THE DATA |
##############################

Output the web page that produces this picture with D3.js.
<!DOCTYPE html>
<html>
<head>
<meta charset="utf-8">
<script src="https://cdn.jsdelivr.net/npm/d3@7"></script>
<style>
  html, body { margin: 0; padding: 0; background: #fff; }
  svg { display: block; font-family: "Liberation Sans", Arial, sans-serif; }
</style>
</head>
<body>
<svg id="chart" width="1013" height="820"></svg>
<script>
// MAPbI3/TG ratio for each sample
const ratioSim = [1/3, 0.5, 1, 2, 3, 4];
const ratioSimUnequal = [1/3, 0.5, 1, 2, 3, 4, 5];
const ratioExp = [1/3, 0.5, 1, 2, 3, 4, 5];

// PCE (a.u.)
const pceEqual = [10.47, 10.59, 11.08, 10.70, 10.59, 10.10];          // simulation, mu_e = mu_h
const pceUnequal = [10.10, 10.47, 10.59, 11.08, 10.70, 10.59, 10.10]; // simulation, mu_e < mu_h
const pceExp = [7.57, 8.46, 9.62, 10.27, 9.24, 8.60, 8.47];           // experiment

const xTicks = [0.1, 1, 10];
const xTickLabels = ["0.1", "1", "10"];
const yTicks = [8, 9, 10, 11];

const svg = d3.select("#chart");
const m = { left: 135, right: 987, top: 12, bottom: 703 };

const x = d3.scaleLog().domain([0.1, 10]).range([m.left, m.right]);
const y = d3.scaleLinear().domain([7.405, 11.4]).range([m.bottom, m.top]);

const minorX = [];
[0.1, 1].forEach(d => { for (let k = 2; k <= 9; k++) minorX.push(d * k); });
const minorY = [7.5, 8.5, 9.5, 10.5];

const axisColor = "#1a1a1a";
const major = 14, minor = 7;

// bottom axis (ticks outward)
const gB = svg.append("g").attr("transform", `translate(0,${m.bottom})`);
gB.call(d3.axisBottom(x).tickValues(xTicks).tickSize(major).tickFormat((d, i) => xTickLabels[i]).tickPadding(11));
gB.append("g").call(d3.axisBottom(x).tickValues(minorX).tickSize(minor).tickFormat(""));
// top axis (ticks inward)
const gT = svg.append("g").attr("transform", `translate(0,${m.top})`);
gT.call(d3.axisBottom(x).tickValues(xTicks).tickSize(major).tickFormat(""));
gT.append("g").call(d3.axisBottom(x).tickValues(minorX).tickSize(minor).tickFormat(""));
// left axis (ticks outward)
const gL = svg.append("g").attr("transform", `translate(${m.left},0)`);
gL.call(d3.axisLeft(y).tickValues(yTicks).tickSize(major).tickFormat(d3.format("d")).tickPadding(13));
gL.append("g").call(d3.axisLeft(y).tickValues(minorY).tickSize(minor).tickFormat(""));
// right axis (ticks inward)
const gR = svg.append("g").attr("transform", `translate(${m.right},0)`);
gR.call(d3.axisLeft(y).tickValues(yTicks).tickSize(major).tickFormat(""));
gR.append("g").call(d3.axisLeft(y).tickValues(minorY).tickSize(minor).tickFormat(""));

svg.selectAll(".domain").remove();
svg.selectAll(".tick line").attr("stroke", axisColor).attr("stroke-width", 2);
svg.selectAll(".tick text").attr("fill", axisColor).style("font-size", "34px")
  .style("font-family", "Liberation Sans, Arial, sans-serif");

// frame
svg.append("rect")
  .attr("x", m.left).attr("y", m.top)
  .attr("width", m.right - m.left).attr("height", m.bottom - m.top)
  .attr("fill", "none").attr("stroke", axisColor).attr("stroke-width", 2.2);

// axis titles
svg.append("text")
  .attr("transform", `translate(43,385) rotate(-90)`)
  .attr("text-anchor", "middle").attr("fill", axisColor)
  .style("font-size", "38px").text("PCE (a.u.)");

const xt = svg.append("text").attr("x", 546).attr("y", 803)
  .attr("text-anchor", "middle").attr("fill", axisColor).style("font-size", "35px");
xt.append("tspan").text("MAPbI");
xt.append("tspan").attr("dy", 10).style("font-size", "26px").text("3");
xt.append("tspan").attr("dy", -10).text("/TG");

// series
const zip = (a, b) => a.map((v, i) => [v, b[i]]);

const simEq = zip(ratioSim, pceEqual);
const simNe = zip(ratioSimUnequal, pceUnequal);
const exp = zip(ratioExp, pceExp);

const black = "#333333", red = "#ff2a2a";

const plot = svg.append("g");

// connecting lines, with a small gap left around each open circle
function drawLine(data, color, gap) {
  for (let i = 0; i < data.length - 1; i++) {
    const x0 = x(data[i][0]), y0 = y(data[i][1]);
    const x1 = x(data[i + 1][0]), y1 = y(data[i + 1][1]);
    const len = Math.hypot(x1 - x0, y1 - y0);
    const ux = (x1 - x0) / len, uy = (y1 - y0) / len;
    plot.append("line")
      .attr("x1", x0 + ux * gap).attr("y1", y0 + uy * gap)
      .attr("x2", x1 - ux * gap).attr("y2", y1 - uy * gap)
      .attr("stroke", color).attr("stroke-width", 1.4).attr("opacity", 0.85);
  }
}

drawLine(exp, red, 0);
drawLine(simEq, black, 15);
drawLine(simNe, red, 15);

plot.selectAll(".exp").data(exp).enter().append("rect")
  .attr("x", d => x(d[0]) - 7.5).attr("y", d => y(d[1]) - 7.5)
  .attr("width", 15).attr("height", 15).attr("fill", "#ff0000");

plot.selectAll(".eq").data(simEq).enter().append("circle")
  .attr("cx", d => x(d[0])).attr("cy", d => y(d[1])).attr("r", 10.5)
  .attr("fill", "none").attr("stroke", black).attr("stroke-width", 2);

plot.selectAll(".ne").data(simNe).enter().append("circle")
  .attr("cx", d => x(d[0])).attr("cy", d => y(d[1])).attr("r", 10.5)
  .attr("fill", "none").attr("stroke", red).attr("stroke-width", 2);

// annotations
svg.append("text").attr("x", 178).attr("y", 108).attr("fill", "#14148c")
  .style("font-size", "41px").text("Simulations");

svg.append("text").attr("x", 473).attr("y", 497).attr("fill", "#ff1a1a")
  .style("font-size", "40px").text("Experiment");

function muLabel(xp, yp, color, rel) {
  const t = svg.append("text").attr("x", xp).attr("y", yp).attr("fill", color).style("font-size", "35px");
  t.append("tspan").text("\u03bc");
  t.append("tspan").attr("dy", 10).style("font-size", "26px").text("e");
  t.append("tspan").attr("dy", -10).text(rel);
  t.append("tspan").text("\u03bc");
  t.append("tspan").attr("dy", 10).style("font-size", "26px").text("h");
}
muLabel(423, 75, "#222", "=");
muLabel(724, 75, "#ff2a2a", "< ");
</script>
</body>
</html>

##############################

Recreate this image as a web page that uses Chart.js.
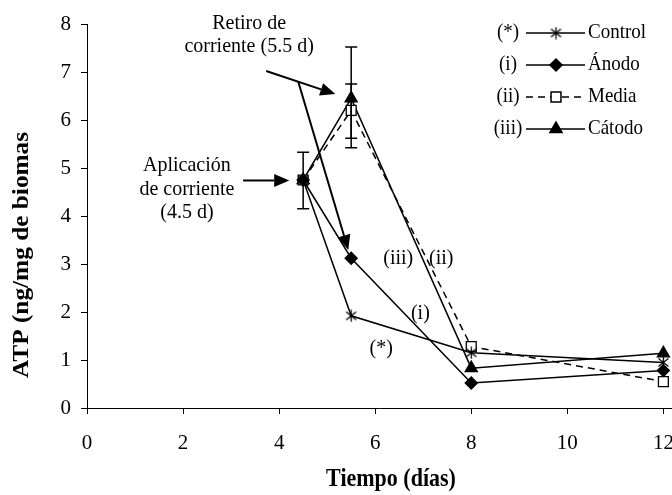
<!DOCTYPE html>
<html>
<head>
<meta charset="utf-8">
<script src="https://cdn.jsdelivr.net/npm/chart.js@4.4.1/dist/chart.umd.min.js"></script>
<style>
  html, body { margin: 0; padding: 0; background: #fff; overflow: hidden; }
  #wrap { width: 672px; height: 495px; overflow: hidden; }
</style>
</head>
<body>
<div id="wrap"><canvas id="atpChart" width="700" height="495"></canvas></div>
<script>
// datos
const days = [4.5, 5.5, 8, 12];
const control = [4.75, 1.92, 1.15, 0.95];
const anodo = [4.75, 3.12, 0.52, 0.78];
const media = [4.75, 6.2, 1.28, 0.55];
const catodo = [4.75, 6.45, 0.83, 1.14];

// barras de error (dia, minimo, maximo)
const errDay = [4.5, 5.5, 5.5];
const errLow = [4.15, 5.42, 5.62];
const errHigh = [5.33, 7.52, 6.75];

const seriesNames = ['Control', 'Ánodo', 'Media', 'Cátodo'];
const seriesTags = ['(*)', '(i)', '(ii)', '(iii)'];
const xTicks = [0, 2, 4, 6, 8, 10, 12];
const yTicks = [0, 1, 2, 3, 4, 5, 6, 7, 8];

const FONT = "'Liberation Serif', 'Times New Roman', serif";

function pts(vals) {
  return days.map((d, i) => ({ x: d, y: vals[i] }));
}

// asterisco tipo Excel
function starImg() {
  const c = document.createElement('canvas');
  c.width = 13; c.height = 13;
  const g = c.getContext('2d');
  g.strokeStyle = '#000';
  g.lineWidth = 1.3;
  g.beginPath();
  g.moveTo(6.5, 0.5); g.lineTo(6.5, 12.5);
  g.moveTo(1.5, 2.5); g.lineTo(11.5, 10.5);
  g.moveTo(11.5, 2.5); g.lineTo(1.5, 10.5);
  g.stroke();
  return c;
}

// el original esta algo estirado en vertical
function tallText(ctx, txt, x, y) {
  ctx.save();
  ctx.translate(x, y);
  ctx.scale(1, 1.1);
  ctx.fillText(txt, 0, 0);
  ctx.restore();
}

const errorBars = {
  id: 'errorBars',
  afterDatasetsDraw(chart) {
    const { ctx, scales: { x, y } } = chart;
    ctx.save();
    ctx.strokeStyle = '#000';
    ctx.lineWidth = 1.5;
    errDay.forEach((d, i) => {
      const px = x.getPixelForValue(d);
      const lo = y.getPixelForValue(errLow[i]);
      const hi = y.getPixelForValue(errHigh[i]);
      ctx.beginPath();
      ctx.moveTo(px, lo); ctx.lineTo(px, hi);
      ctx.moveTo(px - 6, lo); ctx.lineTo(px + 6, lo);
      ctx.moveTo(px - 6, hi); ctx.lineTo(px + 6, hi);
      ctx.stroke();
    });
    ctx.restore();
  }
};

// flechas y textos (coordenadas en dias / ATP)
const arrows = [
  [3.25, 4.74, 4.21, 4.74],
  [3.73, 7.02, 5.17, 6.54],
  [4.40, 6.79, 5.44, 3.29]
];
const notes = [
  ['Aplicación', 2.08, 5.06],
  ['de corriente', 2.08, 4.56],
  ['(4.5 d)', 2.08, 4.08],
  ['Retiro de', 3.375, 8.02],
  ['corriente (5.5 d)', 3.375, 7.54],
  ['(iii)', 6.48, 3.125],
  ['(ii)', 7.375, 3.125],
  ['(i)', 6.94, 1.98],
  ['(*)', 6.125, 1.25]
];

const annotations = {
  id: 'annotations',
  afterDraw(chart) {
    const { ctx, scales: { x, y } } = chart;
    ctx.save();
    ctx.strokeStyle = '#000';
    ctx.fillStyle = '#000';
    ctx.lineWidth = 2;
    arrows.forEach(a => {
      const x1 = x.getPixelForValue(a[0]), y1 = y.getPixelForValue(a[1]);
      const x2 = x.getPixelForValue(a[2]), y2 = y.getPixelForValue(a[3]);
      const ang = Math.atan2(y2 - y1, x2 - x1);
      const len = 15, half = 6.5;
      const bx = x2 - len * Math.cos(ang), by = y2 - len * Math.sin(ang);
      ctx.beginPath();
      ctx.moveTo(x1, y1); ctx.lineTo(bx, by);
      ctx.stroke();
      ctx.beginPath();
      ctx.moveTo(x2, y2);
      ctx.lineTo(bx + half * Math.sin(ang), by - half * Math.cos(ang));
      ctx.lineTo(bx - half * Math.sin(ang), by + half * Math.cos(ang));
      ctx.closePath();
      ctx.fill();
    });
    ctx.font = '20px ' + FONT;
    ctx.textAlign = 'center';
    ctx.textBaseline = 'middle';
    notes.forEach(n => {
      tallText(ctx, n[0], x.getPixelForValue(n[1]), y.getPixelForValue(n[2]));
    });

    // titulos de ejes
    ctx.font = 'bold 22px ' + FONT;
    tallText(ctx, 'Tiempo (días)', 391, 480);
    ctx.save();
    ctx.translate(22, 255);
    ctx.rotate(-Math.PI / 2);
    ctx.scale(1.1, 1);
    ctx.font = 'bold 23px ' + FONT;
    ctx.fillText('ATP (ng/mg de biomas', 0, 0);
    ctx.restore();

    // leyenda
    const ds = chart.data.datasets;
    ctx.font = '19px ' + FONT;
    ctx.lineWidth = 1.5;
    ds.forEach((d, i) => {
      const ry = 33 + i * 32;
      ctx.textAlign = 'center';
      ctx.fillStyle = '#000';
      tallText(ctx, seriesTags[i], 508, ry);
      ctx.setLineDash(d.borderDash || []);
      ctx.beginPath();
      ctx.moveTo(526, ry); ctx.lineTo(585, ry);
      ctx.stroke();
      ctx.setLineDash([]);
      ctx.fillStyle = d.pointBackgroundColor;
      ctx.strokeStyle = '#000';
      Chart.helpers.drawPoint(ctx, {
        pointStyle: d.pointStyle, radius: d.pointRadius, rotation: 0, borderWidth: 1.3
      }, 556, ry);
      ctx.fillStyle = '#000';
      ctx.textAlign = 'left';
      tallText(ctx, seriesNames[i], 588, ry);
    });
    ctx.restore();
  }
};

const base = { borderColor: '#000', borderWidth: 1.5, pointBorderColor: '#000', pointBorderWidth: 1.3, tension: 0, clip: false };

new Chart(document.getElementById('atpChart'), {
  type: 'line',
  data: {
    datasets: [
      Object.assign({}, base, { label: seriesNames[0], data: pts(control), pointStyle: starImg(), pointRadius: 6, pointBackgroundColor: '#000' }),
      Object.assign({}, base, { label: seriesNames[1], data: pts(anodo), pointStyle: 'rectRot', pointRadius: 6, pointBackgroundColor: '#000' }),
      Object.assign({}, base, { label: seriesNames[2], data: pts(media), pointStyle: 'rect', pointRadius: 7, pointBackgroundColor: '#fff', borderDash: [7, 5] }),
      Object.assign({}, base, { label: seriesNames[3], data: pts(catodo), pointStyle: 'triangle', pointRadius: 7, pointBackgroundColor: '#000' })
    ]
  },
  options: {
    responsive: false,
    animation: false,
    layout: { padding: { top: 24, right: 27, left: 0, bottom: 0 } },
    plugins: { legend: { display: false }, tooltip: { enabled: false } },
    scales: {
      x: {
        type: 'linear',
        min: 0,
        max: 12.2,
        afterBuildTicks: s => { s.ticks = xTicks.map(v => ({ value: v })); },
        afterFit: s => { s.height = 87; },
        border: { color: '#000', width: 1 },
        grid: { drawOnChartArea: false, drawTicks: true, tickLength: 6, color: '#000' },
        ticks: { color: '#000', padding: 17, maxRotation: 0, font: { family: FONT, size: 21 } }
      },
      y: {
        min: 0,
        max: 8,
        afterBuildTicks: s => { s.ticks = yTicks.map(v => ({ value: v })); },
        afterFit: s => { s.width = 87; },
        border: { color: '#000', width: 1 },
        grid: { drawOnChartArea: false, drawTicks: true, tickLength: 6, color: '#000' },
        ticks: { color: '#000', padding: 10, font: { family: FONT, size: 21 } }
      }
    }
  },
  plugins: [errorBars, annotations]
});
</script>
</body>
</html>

##############################

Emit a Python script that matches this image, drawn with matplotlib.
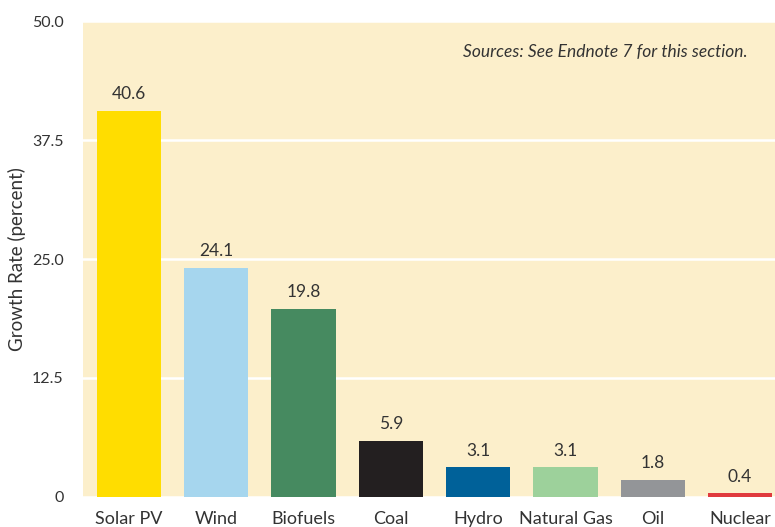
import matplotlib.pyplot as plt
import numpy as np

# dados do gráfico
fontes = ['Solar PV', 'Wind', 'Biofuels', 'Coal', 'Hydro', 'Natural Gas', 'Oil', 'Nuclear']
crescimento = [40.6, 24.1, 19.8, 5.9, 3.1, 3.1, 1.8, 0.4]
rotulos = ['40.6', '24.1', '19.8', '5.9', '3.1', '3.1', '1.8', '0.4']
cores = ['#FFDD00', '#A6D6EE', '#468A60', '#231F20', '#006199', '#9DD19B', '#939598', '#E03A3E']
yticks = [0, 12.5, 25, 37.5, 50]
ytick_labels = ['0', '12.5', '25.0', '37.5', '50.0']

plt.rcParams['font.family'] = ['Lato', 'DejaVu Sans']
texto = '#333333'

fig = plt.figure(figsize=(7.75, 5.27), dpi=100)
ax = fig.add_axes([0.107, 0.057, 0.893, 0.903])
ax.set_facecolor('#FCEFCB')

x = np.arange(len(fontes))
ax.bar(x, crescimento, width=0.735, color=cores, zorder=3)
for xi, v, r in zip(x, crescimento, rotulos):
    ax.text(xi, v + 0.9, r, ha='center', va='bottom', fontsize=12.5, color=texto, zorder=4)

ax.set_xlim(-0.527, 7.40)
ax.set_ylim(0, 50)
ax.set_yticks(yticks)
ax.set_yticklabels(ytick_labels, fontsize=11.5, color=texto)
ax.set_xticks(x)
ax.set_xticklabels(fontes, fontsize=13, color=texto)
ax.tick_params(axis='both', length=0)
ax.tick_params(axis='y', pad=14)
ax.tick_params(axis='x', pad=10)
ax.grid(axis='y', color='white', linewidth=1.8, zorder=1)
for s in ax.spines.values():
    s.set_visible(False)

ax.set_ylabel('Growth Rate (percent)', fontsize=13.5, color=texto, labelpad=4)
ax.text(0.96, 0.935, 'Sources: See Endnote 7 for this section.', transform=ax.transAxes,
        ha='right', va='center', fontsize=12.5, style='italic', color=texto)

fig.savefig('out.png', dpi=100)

##############################

Extract, word for word, the line containing "Output the web", the line containing "const major = 14, minor = 7;", and every line between them.

Output the web page that produces this picture with D3.js.
<!DOCTYPE html>
<html>
<head>
<meta charset="utf-8">
<script src="https://cdn.jsdelivr.net/npm/d3@7"></script>
<style>
  html, body { margin: 0; padding: 0; background: #fff; }
  svg { display: block; font-family: "Liberation Sans", Arial, sans-serif; }
</style>
</head>
<body>
<svg id="chart" width="1013" height="820"></svg>
<script>
// MAPbI3/TG ratio for each sample
const ratioSim = [1/3, 0.5, 1, 2, 3, 4];
const ratioSimUnequal = [1/3, 0.5, 1, 2, 3, 4, 5];
const ratioExp = [1/3, 0.5, 1, 2, 3, 4, 5];

// PCE (a.u.)
const pceEqual = [10.47, 10.59, 11.08, 10.70, 10.59, 10.10];          // simulation, mu_e = mu_h
const pceUnequal = [10.10, 10.47, 10.59, 11.08, 10.70, 10.59, 10.10]; // simulation, mu_e < mu_h
const pceExp = [7.57, 8.46, 9.62, 10.27, 9.24, 8.60, 8.47];           // experiment

const xTicks = [0.1, 1, 10];
const xTickLabels = ["0.1", "1", "10"];
const yTicks = [8, 9, 10, 11];

const svg = d3.select("#chart");
const m = { left: 135, right: 987, top: 12, bottom: 703 };

const x = d3.scaleLog().domain([0.1, 10]).range([m.left, m.right]);
const y = d3.scaleLinear().domain([7.405, 11.4]).range([m.bottom, m.top]);

const minorX = [];
[0.1, 1].forEach(d => { for (let k = 2; k <= 9; k++) minorX.push(d * k); });
const minorY = [7.5, 8.5, 9.5, 10.5];

const axisColor = "#1a1a1a";
const major = 14, minor = 7;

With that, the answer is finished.